Despite widespread criticism of non-fungible tokens (NFTs) that has emerged in Chinese state-owned media, the 2022 Asian Games has announced the sale of its first NFT collection.
Fast facts
- Organizers of the games, set to take place in September 2022 in Hangzhou, the capital city of the eastern province of Zhejiang, announced in a social media post what they say is the first NFT collection in the history of the multi-sport event.
- The limited edition of the 20,000 NFTs, priced at 39 yuan (US$6) each, featuring the event’s torch, will be available beginning on Thursday via an in-app feature in Alipay, powered by Ant Chain, the blockchain arm of Alibaba affiliate Ant Group.
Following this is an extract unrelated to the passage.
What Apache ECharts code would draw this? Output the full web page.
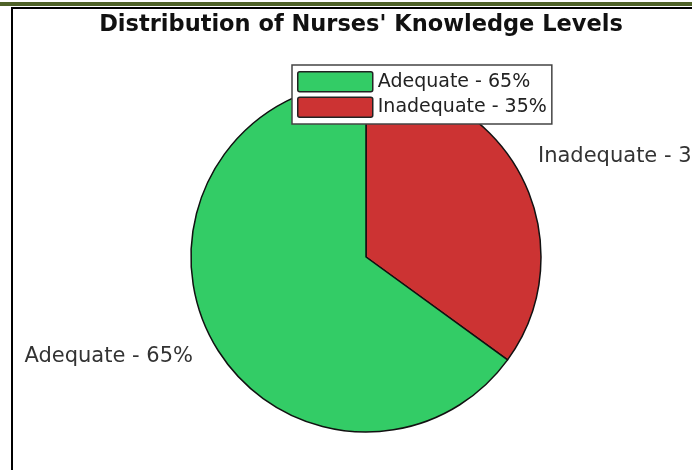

- Hangzhou, which has a population of more than 10 million people, is home to Chinese tech giant Alibaba.
- The NFT sales come despite criticisms of the new form of digital collectibles that have emerged in China-run media outlets. Securities Times, a sister paper of state mouthpiece the People’s Daily, published an opinion piece last week to criticize NFTs as hype and suggested the digital assets should serve the real economy by tokenizing actual assets.
- Beijing Business Today reported on Monday that NFT buyers’ cash could be retained by NFT marketplace UMX.ART because buyers were asked to make payment before placing bids in auctions, despite an understanding the platform would return the money if their bids failed. However, Li Zhang, co-founder and chief technical officer at UMX.ART, told Forkast.News that buyers’ transactions were handled in a dedicated account, and that the company had strict internal rules in place to prevent money transfers from that account to other accounts it managed.
- Alibaba has been actively issuing NFTs. Over the past weekend, Alibaba’s online retailer Tmall launched an NFT moon cake — a snack to celebrate the Chinese traditional Mid-Autumn Festival — which sold out in a day.